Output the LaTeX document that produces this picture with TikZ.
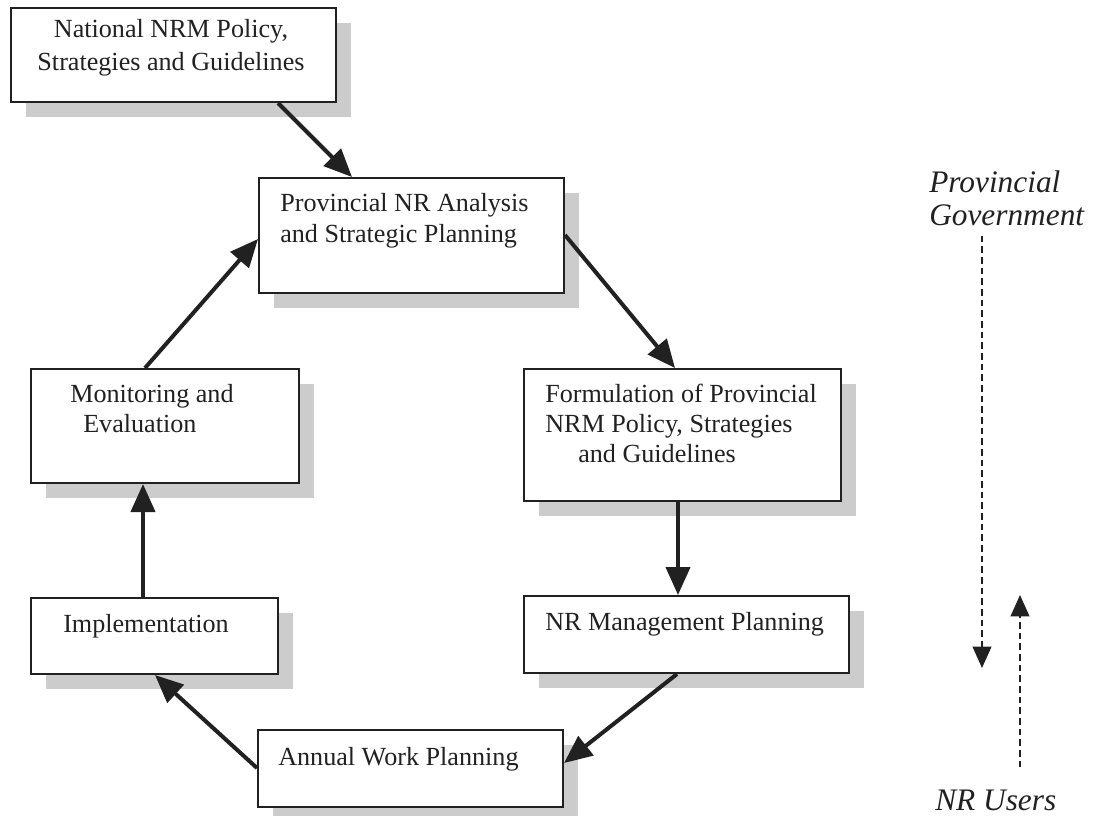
\documentclass[tikz,border=0pt]{standalone}
\usepackage{fontspec}
\setmainfont{Liberation Serif}
\usetikzlibrary{arrows.meta,calc,shadows}

\definecolor{ink}{gray}{0.13}
\definecolor{shade}{gray}{0.80}

\tikzset{
  box/.style={draw=ink, line width=1.5pt, fill=white, rectangle, inner sep=0pt,
    anchor=north west,
    drop shadow={shadow xshift=11pt, shadow yshift=-11.5pt, fill=shade, opacity=1}},
  txt/.style={inner sep=0pt, text=ink, anchor=base west,
    font=\fontsize{19.6}{24}\selectfont},
  side/.style={inner sep=0pt, text=ink, anchor=base west,
    font=\fontsize{23.5}{28}\selectfont\itshape},
  flow/.style={draw=ink, line width=3pt,
    -{Triangle[length=21pt,width=18pt]}},
  level/.style={draw=ink, line width=1.4pt, dash pattern=on 5pt off 3pt,
    -{Triangle[length=16pt,width=14pt]}}
}

\begin{document}
\begin{tikzpicture}[x=0.75pt,y=-0.75pt]
  \useasboundingbox (0,0) rectangle (1095,815);
  \fill[white] (0,0) rectangle (1095,815);

  % boxes of the planning cycle
  \node[box, minimum width=325*0.75pt, minimum height=94*0.75pt]  (nat)    at (10,7)    {};
  \node[box, minimum width=305*0.75pt, minimum height=115*0.75pt] (prov)   at (258,177) {};
  \node[box, minimum width=317*0.75pt, minimum height=132*0.75pt] (form)   at (523,368) {};
  \node[box, minimum width=325*0.75pt, minimum height=77*0.75pt]  (mgmt)   at (523,595) {};
  \node[box, minimum width=305*0.75pt, minimum height=77*0.75pt]  (annual) at (257,729) {};
  \node[box, minimum width=247*0.75pt, minimum height=76*0.75pt]  (impl)   at (30,597)  {};
  \node[box, minimum width=268*0.75pt, minimum height=114*0.75pt] (mon)    at (30,368)  {};

  % box texts
  \node[txt, anchor=base] (natA) at (171,37) {National NRM Policy,};
  \node[txt, anchor=base] (natB) at (171,70) {Strategies and Guidelines};

  \node[txt] (provA) at (280,211) {Provincial NR Analysis};
  \node[txt] (provB) at (280,242) {and Strategic Planning};

  \node[txt] (formA) at (545,402) {Formulation of Provincial};
  \node[txt] (formB) at (545,432) {NRM Policy, Strategies};
  \node[txt] (formC) at (578,462) {and Guidelines};

  \node[txt] (mgmtA) at (545,630) {NR Management Planning};
  \node[txt] (annA)  at (278,765) {Annual Work Planning};
  \node[txt] (implA) at (63,632)  {Implementation};

  \node[txt] (monA) at (70,402) {Monitoring and};
  \node[txt] (monB) at (83,432) {Evaluation};

  % cycle connectors
  \draw[flow] ($(nat.south west)+(268,0)$)  -- ($(prov.north west)+(94,0)$);
  \draw[flow] ($(prov.north east)+(0,58)$)  -- ($(form.north west)+(152,0)$);
  \draw[flow] ($(form.south west)+(155,0)$) -- ($(mgmt.north west)+(155,0)$);
  \draw[flow] ($(mgmt.south west)+(154,0)$) -- ($(annual.north east)+(0,34)$);
  \draw[flow] ($(annual.north west)+(0,39)$) -- ($(impl.south west)+(125,0)$);
  \draw[flow] ($(impl.north west)+(113,0)$) -- ($(mon.south west)+(113,0)$);
  \draw[flow] ($(mon.north west)+(115,0)$)  -- ($(prov.south west)+(0,-55)$);

  % levels on the right
  \node[side] (govA)  at (929,192) {Provincial};
  \node[side] (govB)  at (929,225) {Government};
  \node[side] (users) at (935,810) {NR Users};

  \coordinate (downend) at (982,668);
  \coordinate (upend)   at (1020,595);
  \draw[level] ($(govB.south west)+(53,10)$) -- (downend);
  \draw[level] ($(users.north west)+(85,-22)$) -- (upend);
\end{tikzpicture}
\end{document}
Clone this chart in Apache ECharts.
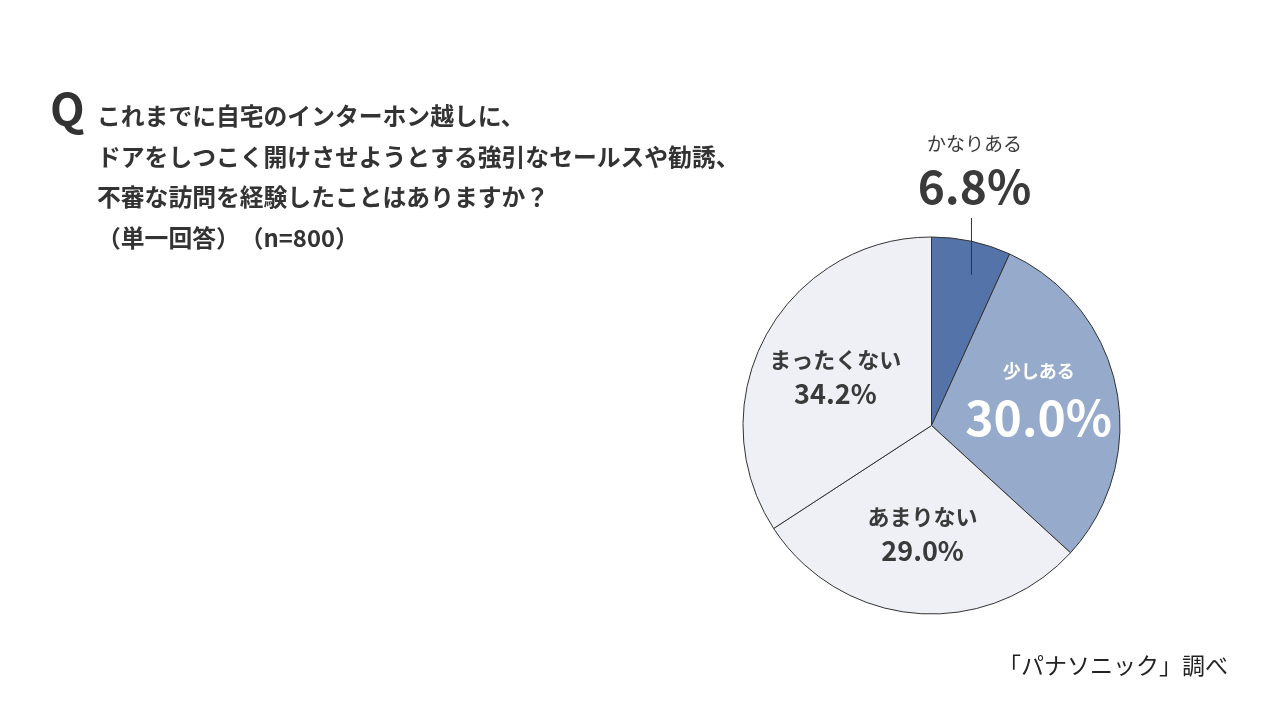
<!DOCTYPE html>
<html>
<head>
<meta charset="utf-8">
<script src="https://cdn.jsdelivr.net/npm/echarts@6/dist/echarts.min.js"></script>
<style>
html,body{margin:0;padding:0;background:#fff;}
#chart{width:1280px;height:720px;}
</style>
</head>
<body>
<div id="chart"></div>
<script>
const categories = ['かなりある', '少しある', 'あまりない', 'まったくない'];
const values = [6.8, 30.0, 29.0, 34.2];
const sliceColors = ['#5473A8', '#96ABCB', '#EEF0F6', '#EEF0F6'];
const questionLines = [
  'これまでに自宅のインターホン越しに、',
  'ドアをしつこく開けさせようとする強引なセールスや勧誘、',
  '不審な訪問を経験したことはありますか？',
  '（単一回答）　（n=800）'
];
const sourceText = '「パナソニック」調べ';

const FONT = '"Noto Sans CJK JP", "Noto Sans", sans-serif';
const CX = 931.5, CY = 425.5, R = 188.5;
const total = values.reduce((a, b) => a + b, 0);

function midAngle(i) {
  let cum = 0;
  for (let k = 0; k < i; k++) cum += values[k];
  return (cum + values[i] / 2) / total * Math.PI * 2;
}

const chart = echarts.init(document.getElementById('chart'));

const labelStyles = [
  { pos: 'outside', color: '#3a3a3a', a: 19, al: 28, aw: 'normal', b: 46, bl: 58, bw: 'bold', dy: 0 },
  { pos: 'inside', color: '#ffffff', a: 18, al: 26, aw: 'bold', b: 48, bl: 68, bw: 'bold', dy: 1 },
  { pos: 'inside', color: '#3a3a3a', a: 22, al: 30, aw: 'bold', b: 27, bl: 38, bw: 'bold', dy: 1 },
  { pos: 'inside', color: '#3a3a3a', a: 22, al: 30, aw: 'bold', b: 27, bl: 38, bw: 'bold', dy: 5 }
];

const sectorData = categories.map((name, i) => ({
  name: name,
  value: values[i],
  itemStyle: { color: sliceColors[i] }
}));

const labelData = categories.map((name, i) => {
  const s = labelStyles[i];
  return {
    name: name,
    value: values[i],
    label: {
      show: true,
      position: s.pos,
      formatter: (p) => '{a|' + p.name + '}\n{b|' + p.value.toFixed(1) + '%}',
      rich: {
        a: { fontFamily: FONT, fontSize: s.a, lineHeight: s.al, color: s.color, fontWeight: s.aw, align: 'center' },
        b: { fontFamily: FONT, fontSize: s.b, lineHeight: s.bl, color: s.color, fontWeight: s.bw, align: 'center' }
      }
    },
    labelLine: { show: i === 0, lineStyle: { color: '#333', width: 1 } }
  };
});

const option = {
  backgroundColor: '#ffffff',
  animation: false,
  graphic: [
    {
      type: 'text', left: 50, top: 86,
      style: { text: 'Q', font: 'bold 45px ' + FONT, fill: '#333333' }
    },
    ...questionLines.map((t, i) => ({
      type: 'text', left: 97, top: 104 + i * 40.7,
      style: { text: t, font: 'bold 23.8px ' + FONT, fill: '#333333' }
    })),
    {
      type: 'text', right: 52, top: 654,
      style: { text: sourceText, font: '23px ' + FONT, fill: '#222222' }
    }
  ],
  series: [
    {
      type: 'pie',
      z: 2,
      center: [CX, CY],
      radius: R,
      startAngle: 90,
      clockwise: true,
      silent: true,
      itemStyle: { borderColor: '#333333', borderWidth: 1 },
      emphasis: { disabled: true },
      label: { show: false },
      labelLine: { show: false },
      data: sectorData
    },
    {
      type: 'pie',
      z: 5,
      center: [CX, CY],
      radius: R,
      startAngle: 90,
      clockwise: true,
      silent: true,
      itemStyle: { color: 'rgba(0,0,0,0)', borderWidth: 0 },
      emphasis: { disabled: true },
      labelLine: { show: true },
      data: labelData,
      labelLayout: function (params) {
        const i = params.dataIndex;
        const a = midAngle(i);
        if (i === 0) {
          const xe = CX + R * Math.sin(a);
          return {
            x: xe + 3,
            y: CY - R - 64,
            align: 'center',
            verticalAlign: 'middle',
            labelLinePoints: [[xe, CY - 0.8 * R], [xe, CY - R - 10], [xe, CY - R - 19]]
          };
        }
        const rho = 0.58 * R;
        return {
          x: CX + rho * Math.sin(a),
          y: CY - rho * Math.cos(a) + labelStyles[i].dy,
          align: 'center',
          verticalAlign: 'middle'
        };
      }
    }
  ]
};

chart.setOption(option);
</script>
</body>
</html>
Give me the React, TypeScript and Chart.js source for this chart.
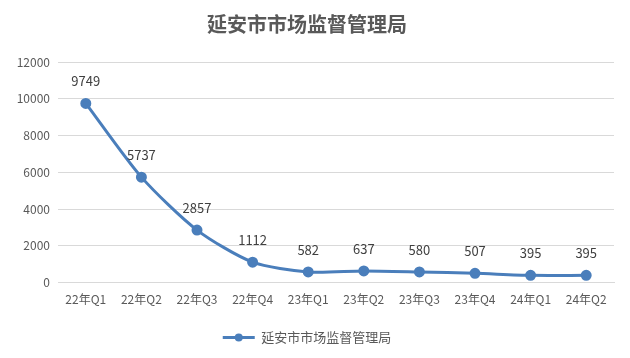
import React, { useEffect, useRef } from "react";
import { Chart, registerables } from "chart.js";

Chart.register(...registerables);

const TITLE = "延安市市场监督管理局";
const CATEGORIES = ["22年Q1", "22年Q2", "22年Q3", "22年Q4", "23年Q1", "23年Q2", "23年Q3", "23年Q4", "24年Q1", "24年Q2"];
const VALUES = [9749, 5737, 2857, 1112, 582, 637, 580, 507, 395, 395];
const Y_MIN = 0;
const Y_MAX = 12000;
const Y_STEP = 2000;

const FONT = "'Noto Sans CJK SC', 'Noto Sans', sans-serif";
const LINE_COLOR = "#4a7ebb";
const LEGEND_MARK_W = 32;

const labelPlugin = {
  id: "pointLabels",
  afterDatasetsDraw(chart: any) {
    const ctx = chart.ctx;
    const meta = chart.getDatasetMeta(0);
    ctx.save();
    ctx.font = `13px ${FONT}`;
    ctx.fillStyle = "#404040";
    ctx.textAlign = "center";
    ctx.textBaseline = "middle";
    meta.data.forEach((pt: any, i: number) => {
      ctx.fillText(String(VALUES[i]), pt.x, pt.y - 22);
    });
    ctx.restore();
  },
  afterDraw(chart: any) {
    const lg = chart.legend;
    if (!lg || !lg.legendHitBoxes || !lg.legendHitBoxes.length) return;
    const hb = lg.legendHitBoxes[0];
    const ctx = chart.ctx;
    ctx.save();
    ctx.fillStyle = LINE_COLOR;
    ctx.beginPath();
    ctx.arc(hb.left + LEGEND_MARK_W / 2, hb.top + hb.height / 2, 4, 0, Math.PI * 2);
    ctx.fill();
    ctx.restore();
  },
};

export default function App() {
  const ref = useRef<HTMLCanvasElement>(null);
  useEffect(() => {
    document.body.style.margin = "0";
    const chart = new Chart(ref.current!, {
      type: "line",
      data: {
        labels: CATEGORIES,
        datasets: [
          {
            label: TITLE,
            data: VALUES,
            borderColor: LINE_COLOR,
            backgroundColor: LINE_COLOR,
            borderWidth: 3,
            pointRadius: 4,
            pointHoverRadius: 4,
            pointBackgroundColor: LINE_COLOR,
            pointBorderColor: LINE_COLOR,
            tension: 0.25,
          },
        ],
      },
      options: {
        animation: false,
        responsive: false,
        layout: { padding: { left: 0, right: 16, top: 8, bottom: 4 } },
        plugins: {
          title: {
            display: true,
            text: TITLE,
            color: "#595959",
            font: { family: "'Noto Sans CJK SC', serif", size: 20, weight: "bold" },
            padding: { top: 4, bottom: 26 },
          },
          legend: {
            display: true,
            position: "bottom",
            labels: {
              color: "#595959",
              font: { family: FONT, size: 13 },
              usePointStyle: true,
              pointStyle: "line",
              pointStyleWidth: LEGEND_MARK_W,
              boxWidth: LEGEND_MARK_W,
              padding: 14,
              generateLabels: () => [
                {
                  text: TITLE,
                  fillStyle: LINE_COLOR,
                  strokeStyle: LINE_COLOR,
                  lineWidth: 3,
                  pointStyle: "line",
                  datasetIndex: 0,
                  fontColor: "#595959",
                },
              ],
            },
          },
          tooltip: { enabled: false },
        },
        scales: {
          x: {
            offset: true,
            grid: { display: false, drawTicks: false },
            border: { display: true, color: "#d9d9d9", width: 1 },
            ticks: { color: "#595959", font: { family: FONT, size: 12 }, padding: 10, maxRotation: 0, autoSkip: false },
          },
          y: {
            min: Y_MIN,
            max: Y_MAX,
            grid: { color: "#d9d9d9", drawTicks: false },
            border: { display: false },
            ticks: {
              stepSize: Y_STEP,
              color: "#595959",
              font: { family: FONT, size: 12 },
              padding: 8,
              callback: (v: any) => String(v),
            },
            afterFit: (s: any) => {
              s.width = 58;
            },
          },
        },
      },
      plugins: [labelPlugin],
    });
    return () => chart.destroy();
  }, []);
  return (
    <div style={{ position: "absolute", left: 0, top: 0, width: 630, height: 358, background: "#fff" }}>
      <canvas ref={ref} width={630} height={358} />
    </div>
  );
}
+--
[Goal]:
Pull out only the lines from the one with "Give me the" up to and including the one with "const LEGEND_MARK_W = 32;", and drop any pictures along the way.

[Result of the exercise]:
Give me the React, TypeScript and Chart.js source for this chart.
import React, { useEffect, useRef } from "react";
import { Chart, registerables } from "chart.js";

Chart.register(...registerables);

const TITLE = "延安市市场监督管理局";
const CATEGORIES = ["22年Q1", "22年Q2", "22年Q3", "22年Q4", "23年Q1", "23年Q2", "23年Q3", "23年Q4", "24年Q1", "24年Q2"];
const VALUES = [9749, 5737, 2857, 1112, 582, 637, 580, 507, 395, 395];
const Y_MIN = 0;
const Y_MAX = 12000;
const Y_STEP = 2000;

const FONT = "'Noto Sans CJK SC', 'Noto Sans', sans-serif";
const LINE_COLOR = "#4a7ebb";
const LEGEND_MARK_W = 32;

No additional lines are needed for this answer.